This week, Paul Roseby, Artistic Director of the National Youth Theatre of Great Britain (NYT), announced the beginning of a new NYT Rep company, offering 15 performers aged 18 – 25 the opportunity to complete a repertoire season in the west end. The select few, performing in three plays at the Ambassadors Theatre from 22 September to 1 December, will receive eight months of free practical training with NYT and leading industry professionals. The season consists of: James Graham’s Tory Boyz – an astute political comedy about saving face and avoiding scandal, Michael Lesslie’s Prince of Denmark – a prequel to Hamlet and lastly, an adaptation of Romeo and Juliet by Lolita Chakrabarti, set in the New Wave era of the early 80s against a back-drop of youth unemployment and economic recession.
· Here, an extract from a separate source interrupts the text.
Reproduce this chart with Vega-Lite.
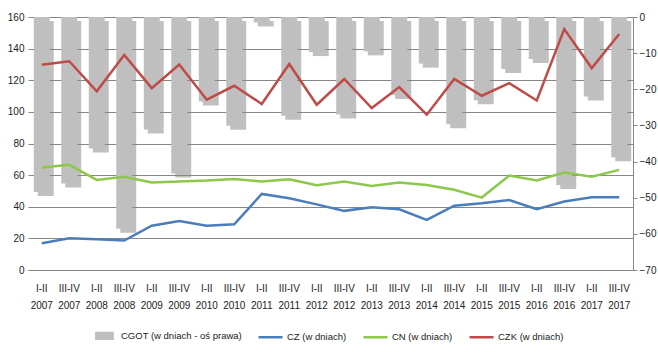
{
  "$schema": "https://vega.github.io/schema/vega-lite/v6.json",
  "width": 605,
  "height": 253,
  "autosize": "none",
  "padding": {"left": 28, "top": 17, "right": 25, "bottom": 88},
  "background": "white",
  "config": {
    "view": {"stroke": null},
    "font": "Liberation Sans, sans-serif",
    "axis": {"labelFont": "Liberation Sans, sans-serif", "labelFontSize": 10, "labelColor": "#222", "titleFontSize": 0},
    "legend": {"labelFont": "Liberation Sans, sans-serif", "labelFontSize": 9.5, "labelColor": "#222"}
  },
  "data": {
    "values": [
      {"okres": "I-II 2007", "CGOT": -48.4, "CZ": 16.9, "CN": 64.8, "CZK": 129.8},
      {"okres": "III-IV 2007", "CGOT": -46.1, "CZ": 20.0, "CN": 66.5, "CZK": 132.0},
      {"okres": "I-II 2008", "CGOT": -36.4, "CZ": 19.4, "CN": 57.0, "CZK": 113.0},
      {"okres": "III-IV 2008", "CGOT": -58.6, "CZ": 18.6, "CN": 59.0, "CZK": 136.0},
      {"okres": "I-II 2009", "CGOT": -31.1, "CZ": 28.0, "CN": 55.3, "CZK": 115.0},
      {"okres": "III-IV 2009", "CGOT": -43.3, "CZ": 31.0, "CN": 56.0, "CZK": 130.0},
      {"okres": "I-II 2010", "CGOT": -23.4, "CZ": 28.0, "CN": 56.6, "CZK": 107.7},
      {"okres": "III-IV 2010", "CGOT": -30.1, "CZ": 28.9, "CN": 57.6, "CZK": 116.5},
      {"okres": "I-II 2011", "CGOT": -1.5, "CZ": 48.1, "CN": 56.0, "CZK": 105.0},
      {"okres": "III-IV 2011", "CGOT": -27.3, "CZ": 45.4, "CN": 57.4, "CZK": 130.3},
      {"okres": "I-II 2012", "CGOT": -9.7, "CZ": 41.5, "CN": 53.6, "CZK": 104.5},
      {"okres": "III-IV 2012", "CGOT": -27.0, "CZ": 37.4, "CN": 56.0, "CZK": 120.8},
      {"okres": "I-II 2013", "CGOT": -9.5, "CZ": 39.7, "CN": 53.2, "CZK": 102.4},
      {"okres": "III-IV 2013", "CGOT": -21.6, "CZ": 38.4, "CN": 55.3, "CZK": 115.7},
      {"okres": "I-II 2014", "CGOT": -12.9, "CZ": 31.7, "CN": 53.8, "CZK": 98.2},
      {"okres": "III-IV 2014", "CGOT": -29.7, "CZ": 40.7, "CN": 50.7, "CZK": 120.8},
      {"okres": "I-II 2015", "CGOT": -23.0, "CZ": 42.2, "CN": 45.8, "CZK": 110.2},
      {"okres": "III-IV 2015", "CGOT": -14.4, "CZ": 44.3, "CN": 59.7, "CZK": 118.2},
      {"okres": "I-II 2016", "CGOT": -11.6, "CZ": 38.4, "CN": 56.6, "CZK": 107.2},
      {"okres": "III-IV 2016", "CGOT": -46.5, "CZ": 43.3, "CN": 61.6, "CZK": 152.4},
      {"okres": "I-II 2017", "CGOT": -22.0, "CZ": 46.0, "CN": 59.0, "CZK": 127.7},
      {"okres": "III-IV 2017", "CGOT": -38.8, "CZ": 46.0, "CN": 63.3, "CZK": 149.2}
    ]
  },
  "encoding": {
    "x": {
      "field": "okres",
      "type": "nominal",
      "sort": null,
      "scale": {"paddingInner": 0.42, "paddingOuter": 0.21},
      "axis": {
        "title": null,
        "labelAngle": 0,
        "labelExpr": "split(datum.label, ' ')",
        "labelLineHeight": 17,
        "labelPadding": 13,
        "ticks": false,
        "domain": true,
        "domainColor": "#868686",
        "labelBaseline": "top"
      }
    }
  },
  "layer": [
    {
      "mark": {"type": "bar", "color": "#8c8c8c", "opacity": 0.55, "xOffset": 4, "yOffset": 4},
      "encoding": {
        "y": {"field": "CGOT", "type": "quantitative", "scale": {"domain": [-70, 0], "nice": false}, "axis": null}
      }
    },
    {
      "mark": {"type": "bar"},
      "encoding": {
        "y": {
          "field": "CGOT",
          "type": "quantitative",
          "scale": {"domain": [-70, 0], "nice": false},
          "axis": {
            "orient": "right",
            "title": null,
            "values": [0, -10, -20, -30, -40, -50, -60, -70],
            "grid": false,
            "domain": true,
            "domainColor": "#868686",
            "ticks": true,
            "tickColor": "#868686",
            "tickSize": 4,
            "labelPadding": 2
          }
        },
        "color": {"datum": "CGOT (w dniach - oś prawa)", "type": "nominal"}
      }
    },
    {
      "transform": [{"fold": ["CZ", "CN", "CZK"], "as": ["seria", "wartosc"]},
                    {"lookup": "seria", "from": {"data": {"values": [
                      {"seria": "CZ", "nazwa": "CZ (w dniach)"},
                      {"seria": "CN", "nazwa": "CN (w dniach)"},
                      {"seria": "CZK", "nazwa": "CZK (w dniach)"}]}, "key": "seria", "fields": ["nazwa"]}}],
      "mark": {"type": "line", "strokeWidth": 2.5},
      "encoding": {
        "y": {
          "field": "wartosc",
          "type": "quantitative",
          "scale": {"domain": [0, 160], "nice": false},
          "axis": {
            "title": null,
            "values": [0, 20, 40, 60, 80, 100, 120, 140, 160],
            "grid": true,
            "gridColor": "#868686",
            "gridWidth": 1,
            "domain": false,
            "ticks": false,
            "labelPadding": 4
          }
        },
        "detail": {"field": "nazwa"},
        "color": {
          "field": "nazwa",
          "type": "nominal",
          "scale": {
            "domain": ["CGOT (w dniach - oś prawa)", "CZ (w dniach)", "CN (w dniach)", "CZK (w dniach)"],
            "range": ["#bfbfbf", "#4a7ebb", "#8cc84b", "#be4b48"]
          },
          "legend": {
            "title": null,
            "orient": "none",
            "legendX": 63,
            "legendY": 305,
            "direction": "horizontal",
            "columns": 4,
            "columnPadding": 11,
            "labelOffset": 3,
            "symbolSize": 576,
            "symbolType": "stroke",
            "encode": {
              "symbols": {
                "update": {
                  "shape": {"signal": "datum.value === 'CGOT (w dniach - oś prawa)' ? 'M-0.68,-0.24H0.68V0.24H-0.68Z' : 'stroke'"},
                  "fill": {"signal": "datum.value === 'CGOT (w dniach - oś prawa)' ? '#bfbfbf' : 'transparent'"},
                  "stroke": {"signal": "datum.value === 'CGOT (w dniach - oś prawa)' ? 'transparent' : scale('color', datum.value)"},
                  "strokeWidth": {"value": 2.5},
                  "opacity": {"value": 1}
                }
              }
            }
          }
        }
      }
    }
  ],
  "resolve": {"scale": {"y": "independent"}}
}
The three current, challenging plays promise to stretch both the young performers and their audiences.
The 2013 season also includes the world premiere of Louise Brealey’s Pope Joan, at St James’ Church, Piccadilly. Brealey says, “I fell in love with the idea of such a woman existing in a world where a woman of any learning was considered a dangerous freak. I wanted to find out what she might have to say to a 21st century audience.” Pope Joan will be directed by former Resident Assistant Director at the Donmar Warehouse, Abbey Wright.
Additionally, NYT will feature at Lattitude Festival with a dark devised musical retelling of Red Riding Hood and premier an adaptation of Pigeon English at Bristol Old Vic and the Edinburgh Festival in August. Concluding their Environmental Trilogy, the company then take on FLOOD by Rory Mullarkey, to be screened in London in the autumn.
In a final piece of news, Roseby is delighted to welcome back former NYT member, Hugh Bonneville as a patron of the organisation: “He’ll be a great champion for our cause as we make the case for the valuable social and economic benefits the National Youth Theatre has given to the UK over the past 57 years.” Bonneville attributes much of his own success to the NYT, which “celebrates individuality, demands collaboration, dedication and discipline and engenders mutual respect among its members.”